UPDATE: Gov. Tom Wolf’s spokesman Jeff Sheridan said Moulton is not actually being nominated to the position; rather, his name on the list as a “placeholder” so they can appoint a future candidate, he said.

There apparently is a long tradition of placeholders being used to keep an appointment open until a candidate is agreed upon by the governor and the Senate. Jenn Kocher, spokeswoman for the Senate Republican caucus, said this has been the case “forever and a day.” The placeholder names are kept until a final nominee is agreed to, she said – the placeholders also don’t file paperwork that would otherwise get the ball rolling on the confirmation process.

Moulton’s Sandusky report pulled together all of the emails in the attorney general’s office.
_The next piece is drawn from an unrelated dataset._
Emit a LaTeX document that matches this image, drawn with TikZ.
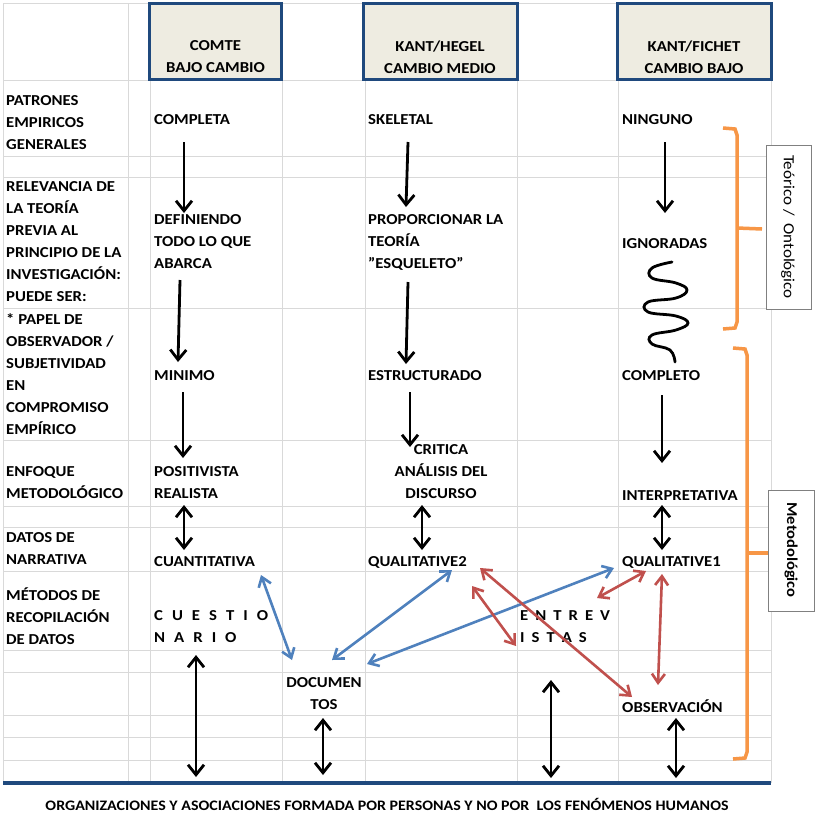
\documentclass[tikz,border=0pt]{standalone}
\usepackage{fontspec}
\setmainfont{Carlito}[FakeStretch=1.1]
\usetikzlibrary{arrows.meta}
\definecolor{gridc}{HTML}{D9D9D9}
\definecolor{navy}{HTML}{1F497D}
\definecolor{beige}{HTML}{EEECE1}
\definecolor{blu}{HTML}{4F81BD}
\definecolor{redd}{HTML}{C0504D}
\definecolor{orng}{HTML}{F79646}
\tikzset{
 txt/.style={inner sep=0pt,anchor=west,align=left,font=\bfseries\fontsize{15.2}{22}\selectfont},
 ctxt/.style={inner sep=0pt,align=center,font=\bfseries\fontsize{15.2}{22}\selectfont},
 hdr/.style={draw=navy,line width=3pt,fill=beige,minimum width=132pt,minimum height=76pt,inner sep=0pt},
 blk/.style={line width=2.8pt,-{Straight Barb[length=10pt,width=16pt]}},
 blk2/.style={line width=2.8pt,{Straight Barb[length=10pt,width=16pt]}-{Straight Barb[length=10pt,width=16pt]}},
 col2/.style={line width=2.6pt,{Straight Barb[length=9pt,width=13pt]}-{Straight Barb[length=9pt,width=13pt]}},
 brk/.style={draw=orng,line width=3.5pt},
 lbox/.style={draw=gray,fill=white,inner sep=0pt}
}
\begin{document}
\begin{tikzpicture}[x=1pt,y=-1pt]
\useasboundingbox (0,0) rectangle (816,815);
\fill[white] (0,0) rectangle (816,815);
% grid
\foreach \y in {3,80,156,177,308,440,506,527,571,650,672,715,737,760}
  \draw[gridc,line width=1pt] (3,\y) -- (771,\y);
\foreach \x in {3,128,150,282,365,517,618,771}
  \draw[gridc,line width=1pt] (\x,3) -- (\x,783);
\draw[navy,line width=4pt] (3,783) -- (771,783);
% headers
\node[hdr] (h1) at (215.5,41.5) {};
\node[ctxt] (h1t) at (215.5,57) {COMTE\\BAJO CAMBIO};
\node[hdr,minimum width=154pt] (h2) at (440,41.5) {};
\node[ctxt] (h2t) at (440,57) {KANT/HEGEL\\CAMBIO MEDIO};
\node[hdr,minimum width=154pt] (h3) at (694,41.5) {};
\node[ctxt] (h3t) at (694,57) {KANT/FICHET\\CAMBIO BAJO};
% row labels
\node[txt,anchor=north west] (r1) at (6,95) {PATRONES\\EMPIRICOS\\GENERALES};
\node[txt,anchor=north west] (r2) at (6,181) {RELEVANCIA DE\\LA TEORÍA\\PREVIA AL\\PRINCIPIO DE LA\\INVESTIGACIÓN:\\PUEDE SER:};
\node[txt,anchor=north west] (r3) at (6,313) {* PAPEL DE\\OBSERVADOR /\\SUBJETIVIDAD\\EN\\COMPROMISO\\EMPÍRICO};
\node[txt,anchor=north west] (r4) at (6,466) {ENFOQUE\\METODOLÓGICO};
\node[txt,anchor=north west] (r5) at (6,532) {DATOS DE\\NARRATIVA};
\node[txt,anchor=north west] (r6) at (6,588) {MÉTODOS DE\\RECOPILACIÓN\\DE DATOS};
% column C
\node[txt] (c1) at (154,120) {COMPLETA};
\node[txt,anchor=north west] (c2) at (154,214) {DEFINIENDO\\TODO LO QUE\\ABARCA};
\node[txt] (c3) at (154,376) {MINIMO};
\node[txt,anchor=north west] (c4) at (154,466) {POSITIVISTA\\REALISTA};
\node[txt] (c5) at (154,562) {CUANTITATIVA};
\node[txt,anchor=north west] (c6) at (154,610) {C\hspace{9pt}U\hspace{9pt}E\hspace{9pt}S\hspace{9pt}T\hspace{9pt}I\hspace{9pt}O\\N\hspace{9pt}A\hspace{9pt}R\hspace{9pt}I\hspace{9pt}O};
% column E
\node[txt] (e1) at (368,120) {SKELETAL};
\node[txt,anchor=north west] (e2) at (368,214) {PROPORCIONAR LA\\TEORÍA\\\symbol{34}ESQUELETO\symbol{34}};
\node[txt] (e3) at (368,376) {ESTRUCTURADO};
\node[ctxt,anchor=north] (e4) at (441,444) {CRITICA\\ANÁLISIS DEL\\DISCURSO};
\node[txt] (e5) at (368,562) {QUALITATIVE2};
\node[ctxt,anchor=north] (d1) at (324,677) {DOCUMEN\\TOS};
\node[txt,anchor=north west] (en) at (520,610) {E\hspace{7pt}N\hspace{7pt}T\hspace{7pt}R\hspace{7pt}E\hspace{7pt}V\\I\hspace{7pt}S\hspace{7pt}T\hspace{7pt}A\hspace{7pt}S};
% column G
\node[txt] (g1) at (622,120) {NINGUNO};
\node[txt] (g2) at (622,244) {IGNORADAS};
\node[txt] (g3) at (622,376) {COMPLETO};
\node[txt] (g4) at (622,496) {INTERPRETATIVA};
\node[txt] (g5) at (622,562) {QUALITATIVE1};
\node[txt] (g6) at (622,706) {OBSERVACIÓN};
\node[ctxt,font=\bfseries\fontsize{14.5}{20}\selectfont] (bt) at (387,804) {ORGANIZACIONES Y ASOCIACIONES FORMADA POR PERSONAS Y NO POR\ \ LOS FENÓMENOS HUMANOS};
% coordinates for arrows
\coordinate (a1s) at (184,142); \coordinate (a1e) at (184,213);
\coordinate (a2s) at (180,280); \coordinate (a2e) at (178,362);
\coordinate (a3s) at (183,392); \coordinate (a3e) at (183,458);
\coordinate (b1s) at (408,142); \coordinate (b1e) at (406,207);
\coordinate (b2s) at (408,282); \coordinate (b2e) at (406,364);
\coordinate (b3s) at (410,392); \coordinate (b3e) at (410,447);
\coordinate (g1s) at (665,142); \coordinate (g1e) at (665,213);
\coordinate (g2s) at (662,395); \coordinate (g2e) at (662,463);
\draw[blk] (a1s) -- (a1e); \draw[blk] (a2s) -- (a2e); \draw[blk] (a3s) -- (a3e);
\draw[blk] (b1s) -- (b1e); \draw[blk] (b2s) -- (b2e); \draw[blk] (b3s) -- (b3e);
\draw[blk] (g1s) -- (g1e); \draw[blk] (g2s) -- (g2e);
\draw[blk2] (184,505) -- (184,550);
\draw[blk2] (422,505) -- (422,550);
\draw[blk2] (662,505) -- (662,550);
\draw[blk2] (196,655) -- (196,777);
\draw[blk2] (323,718) -- (323,775);
\draw[blk2] (551,680) -- (551,778);
\draw[blk2] (676,718) -- (676,778);
% colored
\draw[col2,blu] (261,575) -- (292,660);
\draw[col2,blu] (452,570) -- (332,660);
\draw[col2,blu] (614,568) -- (367,664);
\draw[col2,redd] (480,568) -- (632,697);
\draw[col2,redd] (472,586) -- (516,646);
\draw[col2,redd] (597,598) -- (646,571);
\draw[col2,redd] (662,574) -- (658,685);
% wiggle
\draw[line width=2.8pt,line cap=round] plot[smooth,tension=0.7] coordinates {
 (672,262) (652,268) (652,278) (676,283) (687,290) (676,298) (648,302) (648,312) (676,316) (688,323) (676,330) (652,335) (652,344) (670,350) (675,362)};
% brackets
\draw[brk] (723,128) -- (735,129) -- (737,135) -- (737,322) -- (735,328) -- (723,329);
\draw[brk] (737,228) -- (762,229);
\draw[brk] (733,348) -- (745,349) -- (747,355) -- (747,752) -- (745,758) -- (733,759);
\draw[brk] (747,553) -- (770,553);
\node[lbox,minimum width=45pt,minimum height=164pt] (lb1) at (788.5,227) {};
\node[rotate=-90,inner sep=0pt,font=\fontsize{15.5}{17}\selectfont] (lt1) at (788,227) {Teórico /\ \ Ontológico};
\node[lbox,minimum width=46pt,minimum height=121pt] (lb2) at (791,550.5) {};
\node[rotate=-90,inner sep=0pt,font=\bfseries\fontsize{15}{17}\selectfont] (lt2) at (791,550) {Metodológico};
\end{tikzpicture}
\end{document}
Later, Kane released some that showed pornographic, misogynistic and racist messages shared among prosecutors and high-ranking state officials, beginning the “Porngate” scandal that has led to the resignation of gubernatorial cabinet members and a Supreme Court justice. The scandal embroiled Sandusky prosecutors now working in Philadelphia, including Kane’s nemesis Frank Fina.  Now, Kane is running those emails through another special investigation while she fights back against criminal charges that involve allegedly lying to a grand jury.

To be clear, Moulton did not release the emails – Kane did – but it was his investigation that opened up the servers to scrutiny.

Following the report’s June 2014 release, Moulton did not fade altogether from government work. In February he was hired by Gov. Tom Wolf’s administration, The Associated Press reported. With all the challenges for Kane, given the criminal perjury charges against her, Moulton was considered a likely candidate to replace her should she resign or the Senate remove her from office.